Prompt - Below are some entries. Transcribe the lines from the one holding "Recreate this image" to the one holding "0.4, 0.1, 0.0]", inclusive, but not the pictures among them.

Recorded information -
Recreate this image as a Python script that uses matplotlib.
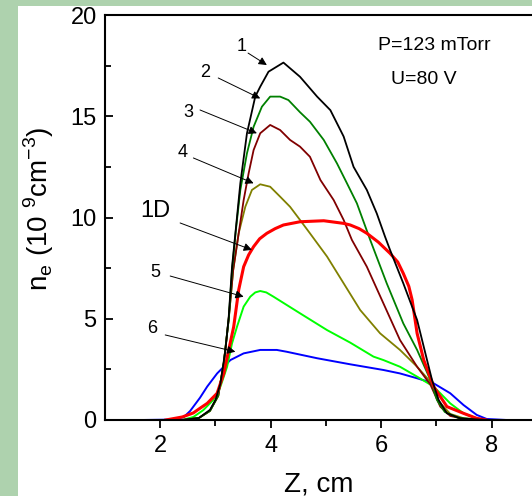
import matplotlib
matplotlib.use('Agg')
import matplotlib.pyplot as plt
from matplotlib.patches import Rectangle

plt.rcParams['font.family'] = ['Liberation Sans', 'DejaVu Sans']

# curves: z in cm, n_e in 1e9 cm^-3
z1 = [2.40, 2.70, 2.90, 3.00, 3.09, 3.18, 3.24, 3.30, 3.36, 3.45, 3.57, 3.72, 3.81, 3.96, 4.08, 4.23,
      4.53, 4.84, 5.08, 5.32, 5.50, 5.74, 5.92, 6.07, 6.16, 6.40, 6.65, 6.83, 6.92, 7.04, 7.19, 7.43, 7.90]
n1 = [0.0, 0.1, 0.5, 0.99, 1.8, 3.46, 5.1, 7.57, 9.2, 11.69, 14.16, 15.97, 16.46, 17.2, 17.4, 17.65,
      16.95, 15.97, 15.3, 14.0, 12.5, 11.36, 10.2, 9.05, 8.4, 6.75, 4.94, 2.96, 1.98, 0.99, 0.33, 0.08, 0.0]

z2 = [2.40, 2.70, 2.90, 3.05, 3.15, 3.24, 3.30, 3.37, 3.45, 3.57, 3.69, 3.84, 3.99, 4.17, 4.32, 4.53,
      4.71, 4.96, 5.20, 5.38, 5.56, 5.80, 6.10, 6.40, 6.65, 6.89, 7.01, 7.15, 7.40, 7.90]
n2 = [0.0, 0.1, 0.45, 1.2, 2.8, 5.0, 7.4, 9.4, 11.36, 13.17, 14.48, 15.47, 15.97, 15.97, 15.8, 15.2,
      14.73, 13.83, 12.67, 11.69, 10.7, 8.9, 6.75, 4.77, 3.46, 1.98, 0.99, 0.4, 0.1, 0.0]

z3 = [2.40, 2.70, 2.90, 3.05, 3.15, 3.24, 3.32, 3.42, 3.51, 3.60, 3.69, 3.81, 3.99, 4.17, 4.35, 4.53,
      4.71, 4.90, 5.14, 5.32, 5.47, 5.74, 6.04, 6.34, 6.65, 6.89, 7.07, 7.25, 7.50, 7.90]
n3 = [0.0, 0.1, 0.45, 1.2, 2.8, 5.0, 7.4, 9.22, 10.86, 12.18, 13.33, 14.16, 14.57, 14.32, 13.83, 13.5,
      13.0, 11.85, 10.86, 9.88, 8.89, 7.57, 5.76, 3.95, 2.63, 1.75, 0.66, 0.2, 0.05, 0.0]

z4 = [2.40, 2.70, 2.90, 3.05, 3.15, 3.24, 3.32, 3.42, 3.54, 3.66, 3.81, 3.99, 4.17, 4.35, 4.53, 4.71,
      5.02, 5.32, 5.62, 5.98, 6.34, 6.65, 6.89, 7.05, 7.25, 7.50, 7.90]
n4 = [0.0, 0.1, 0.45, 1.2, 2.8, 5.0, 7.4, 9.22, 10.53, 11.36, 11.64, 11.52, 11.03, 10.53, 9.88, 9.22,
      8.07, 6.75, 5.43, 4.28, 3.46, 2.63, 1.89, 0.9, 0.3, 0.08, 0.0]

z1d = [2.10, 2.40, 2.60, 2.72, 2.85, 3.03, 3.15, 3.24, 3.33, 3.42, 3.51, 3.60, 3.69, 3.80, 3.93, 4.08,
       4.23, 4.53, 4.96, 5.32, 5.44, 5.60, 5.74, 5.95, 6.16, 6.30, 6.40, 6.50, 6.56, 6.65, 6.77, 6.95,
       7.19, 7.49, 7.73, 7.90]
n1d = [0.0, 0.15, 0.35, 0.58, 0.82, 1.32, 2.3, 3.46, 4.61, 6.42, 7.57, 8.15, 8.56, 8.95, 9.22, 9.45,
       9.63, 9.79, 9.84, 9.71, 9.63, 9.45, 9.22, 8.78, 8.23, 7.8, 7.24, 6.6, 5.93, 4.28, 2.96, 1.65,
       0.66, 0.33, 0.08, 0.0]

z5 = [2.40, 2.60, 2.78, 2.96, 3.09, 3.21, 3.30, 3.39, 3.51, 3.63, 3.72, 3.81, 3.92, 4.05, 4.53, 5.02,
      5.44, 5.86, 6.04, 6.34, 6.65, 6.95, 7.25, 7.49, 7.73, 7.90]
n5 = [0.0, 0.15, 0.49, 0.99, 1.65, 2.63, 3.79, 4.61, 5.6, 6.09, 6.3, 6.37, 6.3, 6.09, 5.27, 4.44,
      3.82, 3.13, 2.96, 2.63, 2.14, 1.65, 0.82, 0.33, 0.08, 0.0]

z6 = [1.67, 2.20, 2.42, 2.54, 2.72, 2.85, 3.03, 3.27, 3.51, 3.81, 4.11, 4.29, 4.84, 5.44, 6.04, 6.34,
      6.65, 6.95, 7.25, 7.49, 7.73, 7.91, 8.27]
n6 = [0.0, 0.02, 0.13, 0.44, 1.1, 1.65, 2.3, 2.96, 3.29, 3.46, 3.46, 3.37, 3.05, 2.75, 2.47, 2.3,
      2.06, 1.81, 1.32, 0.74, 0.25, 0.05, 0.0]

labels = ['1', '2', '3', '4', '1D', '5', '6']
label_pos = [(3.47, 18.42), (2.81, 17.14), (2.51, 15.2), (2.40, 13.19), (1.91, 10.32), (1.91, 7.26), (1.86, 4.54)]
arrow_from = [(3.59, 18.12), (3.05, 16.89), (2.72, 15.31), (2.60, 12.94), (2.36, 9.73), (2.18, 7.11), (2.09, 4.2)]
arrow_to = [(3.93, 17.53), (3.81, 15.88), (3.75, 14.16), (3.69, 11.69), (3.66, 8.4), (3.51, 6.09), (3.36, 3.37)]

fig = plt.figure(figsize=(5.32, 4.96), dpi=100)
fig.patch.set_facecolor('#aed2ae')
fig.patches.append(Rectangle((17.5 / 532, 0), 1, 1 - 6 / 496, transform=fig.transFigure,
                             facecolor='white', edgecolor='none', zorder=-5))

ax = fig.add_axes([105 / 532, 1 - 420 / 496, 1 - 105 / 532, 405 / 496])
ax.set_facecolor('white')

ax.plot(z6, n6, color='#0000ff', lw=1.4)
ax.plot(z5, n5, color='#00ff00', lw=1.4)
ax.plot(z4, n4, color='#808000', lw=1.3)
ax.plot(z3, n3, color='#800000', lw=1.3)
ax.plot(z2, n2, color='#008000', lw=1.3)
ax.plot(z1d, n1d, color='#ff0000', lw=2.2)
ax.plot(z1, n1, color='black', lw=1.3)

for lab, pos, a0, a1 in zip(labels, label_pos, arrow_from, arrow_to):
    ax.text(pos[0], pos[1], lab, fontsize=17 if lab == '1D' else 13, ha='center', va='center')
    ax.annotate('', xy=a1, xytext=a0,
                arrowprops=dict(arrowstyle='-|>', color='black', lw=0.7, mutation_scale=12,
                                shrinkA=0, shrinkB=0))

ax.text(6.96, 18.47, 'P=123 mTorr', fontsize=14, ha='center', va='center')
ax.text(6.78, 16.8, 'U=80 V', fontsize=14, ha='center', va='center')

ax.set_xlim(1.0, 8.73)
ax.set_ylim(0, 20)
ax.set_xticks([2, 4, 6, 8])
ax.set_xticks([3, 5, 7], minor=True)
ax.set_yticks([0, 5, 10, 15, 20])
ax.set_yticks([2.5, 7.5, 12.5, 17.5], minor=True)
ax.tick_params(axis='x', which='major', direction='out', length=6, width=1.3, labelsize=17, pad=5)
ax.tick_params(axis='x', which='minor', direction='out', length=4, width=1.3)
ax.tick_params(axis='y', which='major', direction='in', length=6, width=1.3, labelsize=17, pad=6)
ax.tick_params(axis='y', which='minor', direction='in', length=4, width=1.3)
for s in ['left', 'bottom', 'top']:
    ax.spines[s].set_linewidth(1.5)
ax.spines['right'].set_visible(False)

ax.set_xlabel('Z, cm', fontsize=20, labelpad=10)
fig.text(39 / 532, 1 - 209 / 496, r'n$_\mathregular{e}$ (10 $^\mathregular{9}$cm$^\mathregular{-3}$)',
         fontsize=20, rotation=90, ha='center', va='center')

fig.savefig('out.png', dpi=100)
---
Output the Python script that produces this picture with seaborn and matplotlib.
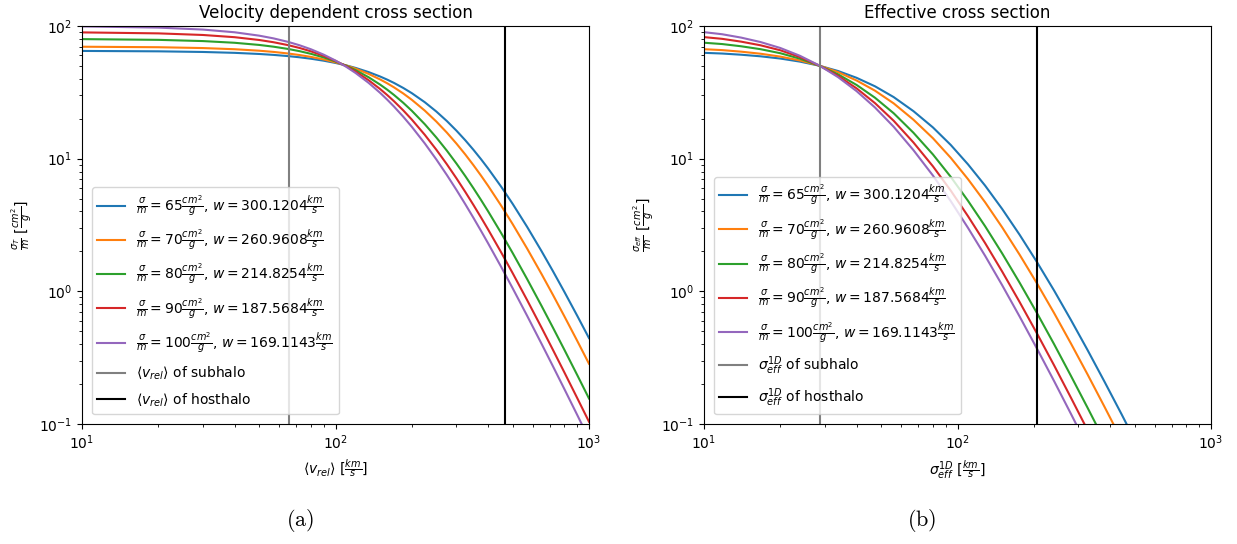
---
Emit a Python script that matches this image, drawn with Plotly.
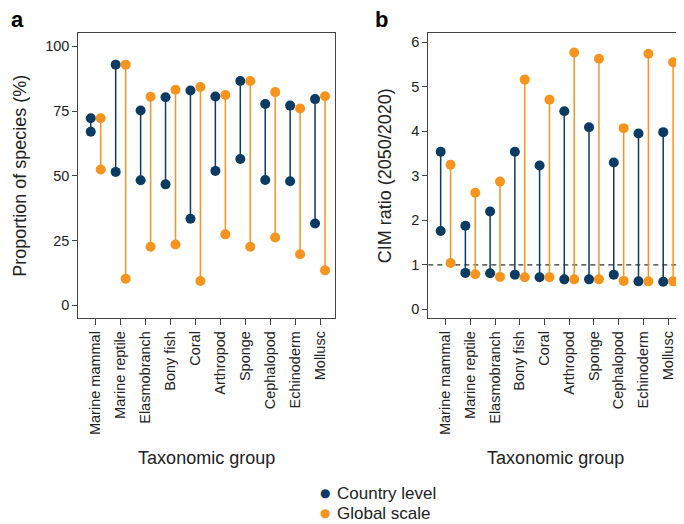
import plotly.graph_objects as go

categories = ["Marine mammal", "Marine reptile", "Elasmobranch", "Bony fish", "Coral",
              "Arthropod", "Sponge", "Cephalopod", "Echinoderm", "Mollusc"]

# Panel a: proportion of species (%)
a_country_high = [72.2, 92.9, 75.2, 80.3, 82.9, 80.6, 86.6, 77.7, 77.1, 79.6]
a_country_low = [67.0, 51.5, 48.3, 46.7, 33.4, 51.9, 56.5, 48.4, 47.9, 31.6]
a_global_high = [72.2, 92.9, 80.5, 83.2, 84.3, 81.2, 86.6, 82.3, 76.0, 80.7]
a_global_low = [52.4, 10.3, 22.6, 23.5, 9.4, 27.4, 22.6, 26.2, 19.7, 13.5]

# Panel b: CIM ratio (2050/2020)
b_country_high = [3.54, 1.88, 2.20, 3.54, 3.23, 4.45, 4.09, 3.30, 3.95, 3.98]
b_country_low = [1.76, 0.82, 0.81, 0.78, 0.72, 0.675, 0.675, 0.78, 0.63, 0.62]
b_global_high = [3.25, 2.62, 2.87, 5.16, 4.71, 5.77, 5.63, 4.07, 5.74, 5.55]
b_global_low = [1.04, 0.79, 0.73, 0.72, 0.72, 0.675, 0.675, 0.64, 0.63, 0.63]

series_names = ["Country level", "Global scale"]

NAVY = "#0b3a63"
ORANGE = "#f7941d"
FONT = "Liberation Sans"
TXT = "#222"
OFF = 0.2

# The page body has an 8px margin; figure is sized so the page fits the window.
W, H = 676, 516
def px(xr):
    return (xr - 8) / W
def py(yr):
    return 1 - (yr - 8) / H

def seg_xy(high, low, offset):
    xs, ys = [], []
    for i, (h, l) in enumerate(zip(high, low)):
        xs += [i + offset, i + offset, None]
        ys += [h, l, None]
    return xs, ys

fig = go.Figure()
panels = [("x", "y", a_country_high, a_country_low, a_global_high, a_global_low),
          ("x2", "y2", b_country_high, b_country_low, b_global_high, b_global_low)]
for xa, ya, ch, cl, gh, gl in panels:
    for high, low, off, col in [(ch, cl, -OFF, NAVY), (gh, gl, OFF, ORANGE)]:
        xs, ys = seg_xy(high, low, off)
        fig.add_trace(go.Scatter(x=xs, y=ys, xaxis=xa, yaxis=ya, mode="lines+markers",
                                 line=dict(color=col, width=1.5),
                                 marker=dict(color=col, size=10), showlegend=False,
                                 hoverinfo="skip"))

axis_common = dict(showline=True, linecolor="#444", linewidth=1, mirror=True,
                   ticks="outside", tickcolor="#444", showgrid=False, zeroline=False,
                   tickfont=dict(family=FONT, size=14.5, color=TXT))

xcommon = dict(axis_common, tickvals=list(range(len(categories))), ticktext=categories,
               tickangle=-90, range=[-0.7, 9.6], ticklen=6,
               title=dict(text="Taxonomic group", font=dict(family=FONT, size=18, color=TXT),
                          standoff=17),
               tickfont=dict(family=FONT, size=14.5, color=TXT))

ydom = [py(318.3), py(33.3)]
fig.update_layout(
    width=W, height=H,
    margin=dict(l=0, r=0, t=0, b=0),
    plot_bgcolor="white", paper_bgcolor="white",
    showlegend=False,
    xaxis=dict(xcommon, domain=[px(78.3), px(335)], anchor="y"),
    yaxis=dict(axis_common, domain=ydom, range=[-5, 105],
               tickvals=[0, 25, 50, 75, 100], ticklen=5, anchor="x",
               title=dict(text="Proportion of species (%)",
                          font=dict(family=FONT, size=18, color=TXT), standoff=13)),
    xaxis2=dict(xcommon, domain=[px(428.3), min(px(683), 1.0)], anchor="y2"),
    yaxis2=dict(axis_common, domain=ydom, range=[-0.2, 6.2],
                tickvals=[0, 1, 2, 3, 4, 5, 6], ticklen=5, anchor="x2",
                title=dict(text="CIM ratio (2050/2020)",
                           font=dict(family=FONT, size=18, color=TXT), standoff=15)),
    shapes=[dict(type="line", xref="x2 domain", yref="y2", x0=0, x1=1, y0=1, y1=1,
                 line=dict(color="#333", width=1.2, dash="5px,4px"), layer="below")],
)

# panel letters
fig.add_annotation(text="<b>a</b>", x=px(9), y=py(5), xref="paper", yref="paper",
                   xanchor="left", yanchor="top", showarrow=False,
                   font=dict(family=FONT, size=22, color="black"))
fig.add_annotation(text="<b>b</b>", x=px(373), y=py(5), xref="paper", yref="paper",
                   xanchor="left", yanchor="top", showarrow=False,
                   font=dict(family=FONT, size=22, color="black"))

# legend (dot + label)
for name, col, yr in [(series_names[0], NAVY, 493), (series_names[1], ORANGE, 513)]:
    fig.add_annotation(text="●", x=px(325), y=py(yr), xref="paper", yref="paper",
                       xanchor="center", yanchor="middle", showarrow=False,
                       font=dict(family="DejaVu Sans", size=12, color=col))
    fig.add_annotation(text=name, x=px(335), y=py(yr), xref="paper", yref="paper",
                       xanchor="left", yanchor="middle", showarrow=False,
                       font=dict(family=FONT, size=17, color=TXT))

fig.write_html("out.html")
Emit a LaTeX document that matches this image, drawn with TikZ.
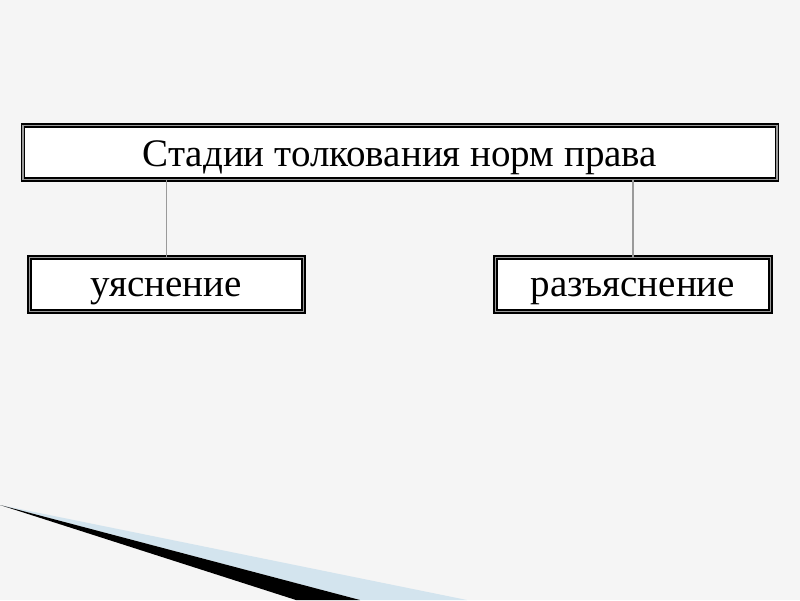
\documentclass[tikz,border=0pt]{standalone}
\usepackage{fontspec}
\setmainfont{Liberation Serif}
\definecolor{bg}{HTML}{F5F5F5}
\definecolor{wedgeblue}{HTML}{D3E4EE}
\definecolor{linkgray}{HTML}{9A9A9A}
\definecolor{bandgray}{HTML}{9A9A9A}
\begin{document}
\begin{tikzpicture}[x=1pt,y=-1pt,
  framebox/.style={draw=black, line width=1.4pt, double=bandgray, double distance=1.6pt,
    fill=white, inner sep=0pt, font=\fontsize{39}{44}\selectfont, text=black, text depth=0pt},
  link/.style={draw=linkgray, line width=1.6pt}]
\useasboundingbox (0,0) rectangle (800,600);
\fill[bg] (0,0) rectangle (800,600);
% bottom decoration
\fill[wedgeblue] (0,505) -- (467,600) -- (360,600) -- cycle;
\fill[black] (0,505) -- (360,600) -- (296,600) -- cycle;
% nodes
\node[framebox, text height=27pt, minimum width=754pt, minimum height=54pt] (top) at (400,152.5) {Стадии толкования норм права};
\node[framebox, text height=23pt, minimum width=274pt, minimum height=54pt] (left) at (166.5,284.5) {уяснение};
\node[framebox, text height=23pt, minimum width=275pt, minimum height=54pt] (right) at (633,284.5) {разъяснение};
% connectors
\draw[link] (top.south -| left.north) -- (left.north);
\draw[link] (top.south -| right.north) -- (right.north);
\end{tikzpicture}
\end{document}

Solution to the problem -
Recreate this image as a Python script that uses matplotlib.
import matplotlib
matplotlib.use('Agg')
import matplotlib.pyplot as plt
from matplotlib.patches import Rectangle

plt.rcParams['font.family'] = ['Liberation Sans', 'DejaVu Sans']

# curves: z in cm, n_e in 1e9 cm^-3
z1 = [2.40, 2.70, 2.90, 3.00, 3.09, 3.18, 3.24, 3.30, 3.36, 3.45, 3.57, 3.72, 3.81, 3.96, 4.08, 4.23,
      4.53, 4.84, 5.08, 5.32, 5.50, 5.74, 5.92, 6.07, 6.16, 6.40, 6.65, 6.83, 6.92, 7.04, 7.19, 7.43, 7.90]
n1 = [0.0, 0.1, 0.5, 0.99, 1.8, 3.46, 5.1, 7.57, 9.2, 11.69, 14.16, 15.97, 16.46, 17.2, 17.4, 17.65,
      16.95, 15.97, 15.3, 14.0, 12.5, 11.36, 10.2, 9.05, 8.4, 6.75, 4.94, 2.96, 1.98, 0.99, 0.33, 0.08, 0.0]

z2 = [2.40, 2.70, 2.90, 3.05, 3.15, 3.24, 3.30, 3.37, 3.45, 3.57, 3.69, 3.84, 3.99, 4.17, 4.32, 4.53,
      4.71, 4.96, 5.20, 5.38, 5.56, 5.80, 6.10, 6.40, 6.65, 6.89, 7.01, 7.15, 7.40, 7.90]
n2 = [0.0, 0.1, 0.45, 1.2, 2.8, 5.0, 7.4, 9.4, 11.36, 13.17, 14.48, 15.47, 15.97, 15.97, 15.8, 15.2,
      14.73, 13.83, 12.67, 11.69, 10.7, 8.9, 6.75, 4.77, 3.46, 1.98, 0.99, 0.4, 0.1, 0.0]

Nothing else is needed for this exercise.